> [Supplied material]
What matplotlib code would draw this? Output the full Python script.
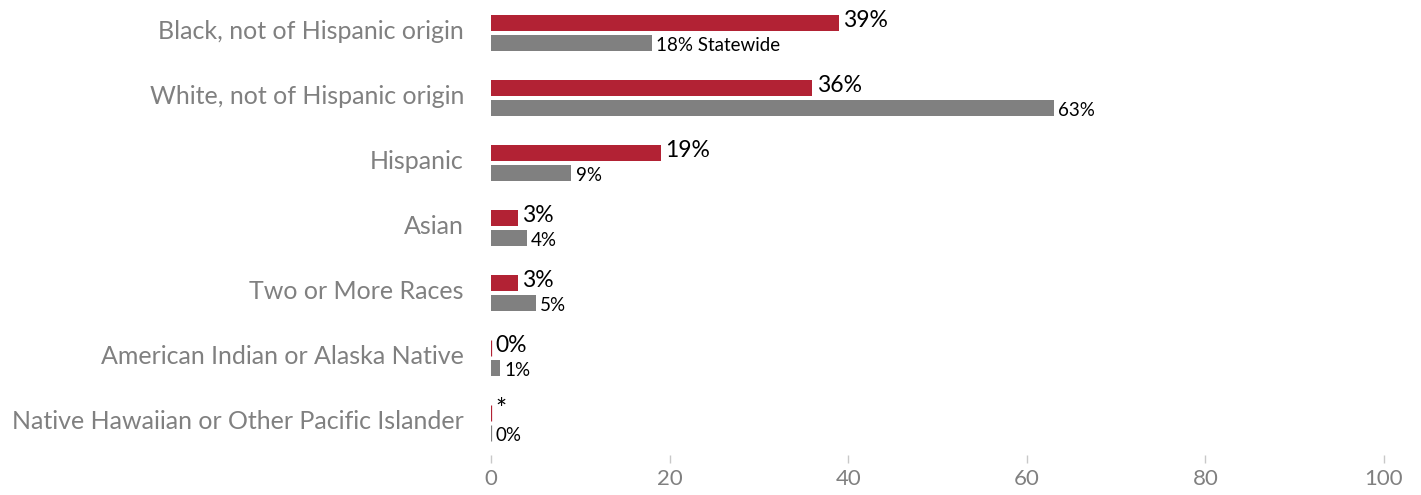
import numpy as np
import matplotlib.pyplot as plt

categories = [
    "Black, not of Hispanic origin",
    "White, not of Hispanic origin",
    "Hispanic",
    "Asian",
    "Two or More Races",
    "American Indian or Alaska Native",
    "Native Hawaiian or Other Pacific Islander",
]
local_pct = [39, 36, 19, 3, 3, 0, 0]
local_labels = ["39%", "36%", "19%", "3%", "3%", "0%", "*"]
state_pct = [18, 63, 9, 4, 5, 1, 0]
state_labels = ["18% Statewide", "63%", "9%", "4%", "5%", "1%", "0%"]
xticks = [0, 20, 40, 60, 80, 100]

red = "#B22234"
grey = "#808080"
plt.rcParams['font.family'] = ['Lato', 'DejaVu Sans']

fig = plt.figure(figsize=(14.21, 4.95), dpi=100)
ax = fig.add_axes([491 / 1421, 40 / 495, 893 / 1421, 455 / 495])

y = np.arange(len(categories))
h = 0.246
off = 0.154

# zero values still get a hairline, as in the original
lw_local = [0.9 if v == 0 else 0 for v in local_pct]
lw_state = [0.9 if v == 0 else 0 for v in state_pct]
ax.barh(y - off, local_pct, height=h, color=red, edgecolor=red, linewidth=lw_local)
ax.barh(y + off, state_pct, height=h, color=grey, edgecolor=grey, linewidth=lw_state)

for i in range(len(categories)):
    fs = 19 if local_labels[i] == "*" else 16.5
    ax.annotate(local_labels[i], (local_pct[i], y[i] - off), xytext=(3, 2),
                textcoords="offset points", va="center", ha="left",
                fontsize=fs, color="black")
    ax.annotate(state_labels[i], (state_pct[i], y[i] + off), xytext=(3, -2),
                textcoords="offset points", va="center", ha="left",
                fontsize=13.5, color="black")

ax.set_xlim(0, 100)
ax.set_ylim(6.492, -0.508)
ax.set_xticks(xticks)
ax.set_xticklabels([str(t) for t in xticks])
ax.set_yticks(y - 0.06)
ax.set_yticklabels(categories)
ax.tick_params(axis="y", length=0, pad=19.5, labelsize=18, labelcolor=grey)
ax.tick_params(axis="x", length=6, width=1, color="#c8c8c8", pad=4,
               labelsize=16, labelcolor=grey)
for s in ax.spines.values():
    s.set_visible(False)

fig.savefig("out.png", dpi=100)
---
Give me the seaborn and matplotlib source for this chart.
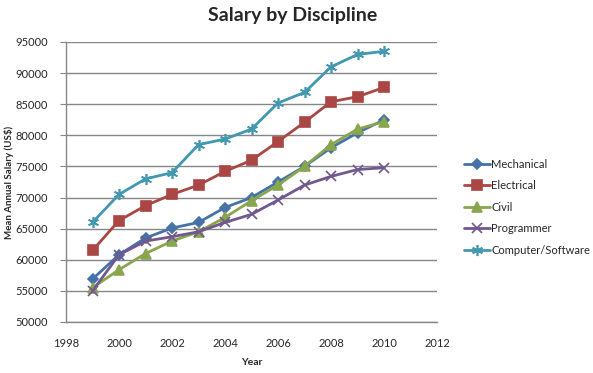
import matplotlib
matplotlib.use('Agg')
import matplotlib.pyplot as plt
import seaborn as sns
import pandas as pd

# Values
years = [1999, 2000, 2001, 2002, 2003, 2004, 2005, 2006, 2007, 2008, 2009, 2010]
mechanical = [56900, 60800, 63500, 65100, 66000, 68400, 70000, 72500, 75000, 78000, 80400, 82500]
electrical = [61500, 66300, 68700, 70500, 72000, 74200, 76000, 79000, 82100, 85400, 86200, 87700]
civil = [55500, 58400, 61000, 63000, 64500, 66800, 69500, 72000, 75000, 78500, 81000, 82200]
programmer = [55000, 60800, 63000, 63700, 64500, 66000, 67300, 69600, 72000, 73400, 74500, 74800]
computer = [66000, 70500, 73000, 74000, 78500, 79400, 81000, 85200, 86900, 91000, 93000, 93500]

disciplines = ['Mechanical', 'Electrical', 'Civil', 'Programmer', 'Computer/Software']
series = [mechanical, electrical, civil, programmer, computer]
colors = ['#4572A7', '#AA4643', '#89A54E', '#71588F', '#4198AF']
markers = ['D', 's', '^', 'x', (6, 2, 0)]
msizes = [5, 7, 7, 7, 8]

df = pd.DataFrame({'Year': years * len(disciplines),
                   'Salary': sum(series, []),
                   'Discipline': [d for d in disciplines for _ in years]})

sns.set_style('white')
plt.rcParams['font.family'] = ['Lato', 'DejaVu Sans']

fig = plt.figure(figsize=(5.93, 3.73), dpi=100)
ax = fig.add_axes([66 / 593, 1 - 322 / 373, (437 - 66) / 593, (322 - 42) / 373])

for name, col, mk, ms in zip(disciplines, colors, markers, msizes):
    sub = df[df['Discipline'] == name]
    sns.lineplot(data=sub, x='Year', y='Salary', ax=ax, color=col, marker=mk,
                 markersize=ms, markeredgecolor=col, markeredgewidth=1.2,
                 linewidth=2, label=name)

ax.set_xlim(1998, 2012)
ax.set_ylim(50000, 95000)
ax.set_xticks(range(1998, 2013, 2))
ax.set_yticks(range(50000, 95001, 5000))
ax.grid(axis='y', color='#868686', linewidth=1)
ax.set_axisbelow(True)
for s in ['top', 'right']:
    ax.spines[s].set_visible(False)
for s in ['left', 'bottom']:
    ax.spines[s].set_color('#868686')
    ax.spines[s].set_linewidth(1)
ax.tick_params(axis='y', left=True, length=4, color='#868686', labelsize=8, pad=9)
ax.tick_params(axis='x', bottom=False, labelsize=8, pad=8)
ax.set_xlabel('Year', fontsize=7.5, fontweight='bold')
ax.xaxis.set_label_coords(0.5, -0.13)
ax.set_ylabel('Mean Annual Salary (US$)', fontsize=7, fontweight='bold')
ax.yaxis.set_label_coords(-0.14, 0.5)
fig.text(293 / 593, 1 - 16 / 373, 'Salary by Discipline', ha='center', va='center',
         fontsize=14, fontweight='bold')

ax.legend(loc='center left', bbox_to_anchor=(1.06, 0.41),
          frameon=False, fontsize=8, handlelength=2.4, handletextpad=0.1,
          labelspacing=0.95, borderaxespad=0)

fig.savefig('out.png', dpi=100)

> [What you should do]
How many lines in the listing contain "this"? Answer with the number alone.

> [Solved exercise]
2